# Samsung Galaxy S3 for Uber



## New2This (Dec 27, 2015)

Is anyone using a Samsung Galaxy S3 for Ubering?

I have a Note 4 that I dropped & slightly cracked the screen. Will need to send it off to get screen replaced ($50 as opposed to $150+ locally) so I need a replacement phone for a few days. Have an old Galaxy S3 that I could reactivate but not sure it'd support Uber.

Anyone know or better yet currently using one?


----------



## UberTrip (May 3, 2016)

The Galaxy S3 can be used with the partner application but I wouldn't recommend it. It's dual core processor and limited ram run like crap even if no other applications are running. When you go to start navigating often times the phone will have to kill Uber driver application as it's out of RAM. This leads to not showing up on the pax application, getting 404 errors, and not being able to accept pings when they come in.


----------



## New2This (Dec 27, 2015)

Thanks for the reply.


----------



## wk1102 (Dec 25, 2015)

New2This said:


> Thanks for the reply.


I used a galaxy 3 for a year, no issues at all , worked fine.


----------



## Fuzzyelvis (Dec 7, 2014)

I have an s4, works perfectly. Before uber I has an s3 and they seem almost identical.

Only issue I've ever had is if I take a bunch of videos I have to transfer them to my computer to free up space for updates. I do have a bunch of games too though. It was only an issue once when I wanted to go online after work and couldn't but didn't want to delete anything.


----------



## wk1102 (Dec 25, 2015)

wk1102 said:


> I used a galaxy 3 for a year, no issues at all , worked fine.

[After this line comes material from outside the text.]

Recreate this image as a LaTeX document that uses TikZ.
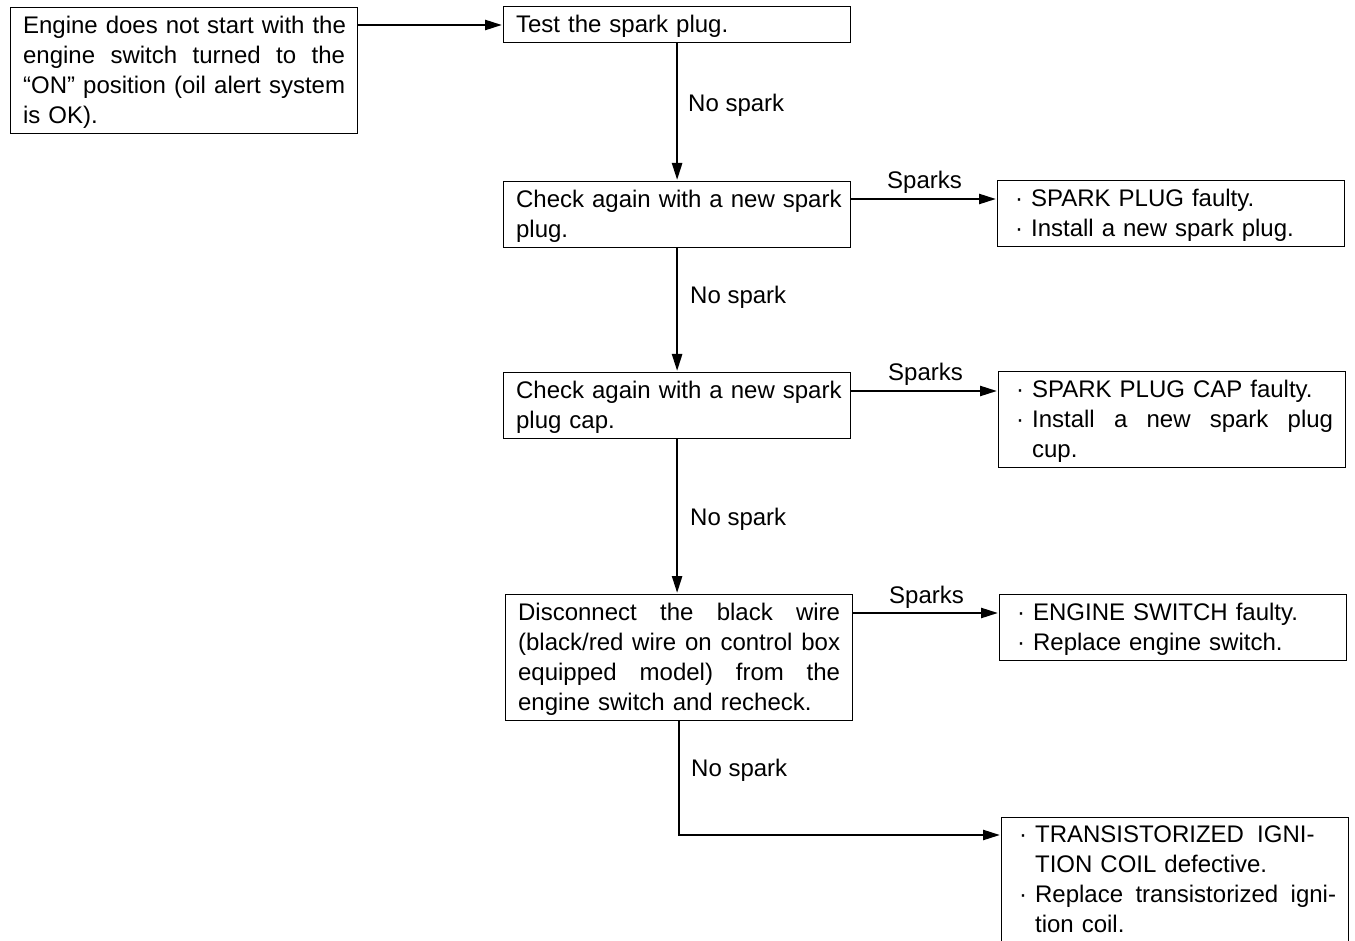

Opps, i just checked. My old phone was a galaxy 4, not a 3. It is a dual core processor though, i dont think there is that much of a difference between the 3 and 4. Only thing i ever had an issue with was overheating when charging and the screen on. An ac mount phone holder took care of that.


----------



## UberTrip (May 3, 2016)

The Galaxy IV not only has more ram but much faster ram. The CPU on the IV is a 4 core and much quicker than the III.


wk1102 said:


> Opps, i just checked. My old phone was a galaxy 4, not a 3. It is a dual core processor though, i dont think there is that much of a difference between the 3 and 4. Only thing i ever had an issue with was overheating when charging and the screen on. An ac mount phone holder took care of that.


----------



## RJA (Jun 27, 2016)

I have an S3 and have not had any problems. I was thinking of upgrading, but I'm not making enough to justify the cost of a new phone when the old one works fine.


----------



## FreeStuffSniper (Jun 24, 2016)

Nice phone and look is awesome..


----------



## JoeJoseph (Nov 18, 2014)

S5 was still the best !! I have an s7 its almost an S5 lol.


----------



## TonyBeep (Aug 27, 2016)

Guys, considering switching to android from iOS, how similar is the overall experience? specifically, can you press the back arrow on Android Google Maps to get back into the partner app??


----------



## wk1102 (Dec 25, 2015)

TonyBeep said:


> Guys, considering switching to android from iOS, how similar is the overall experience? specifically, can you press the back arrow on Android Google Maps to get back into the partner app??


Yes, I'm pretty sure. There's also a floating short cut that appears when you are online but the app isn't on top.


----------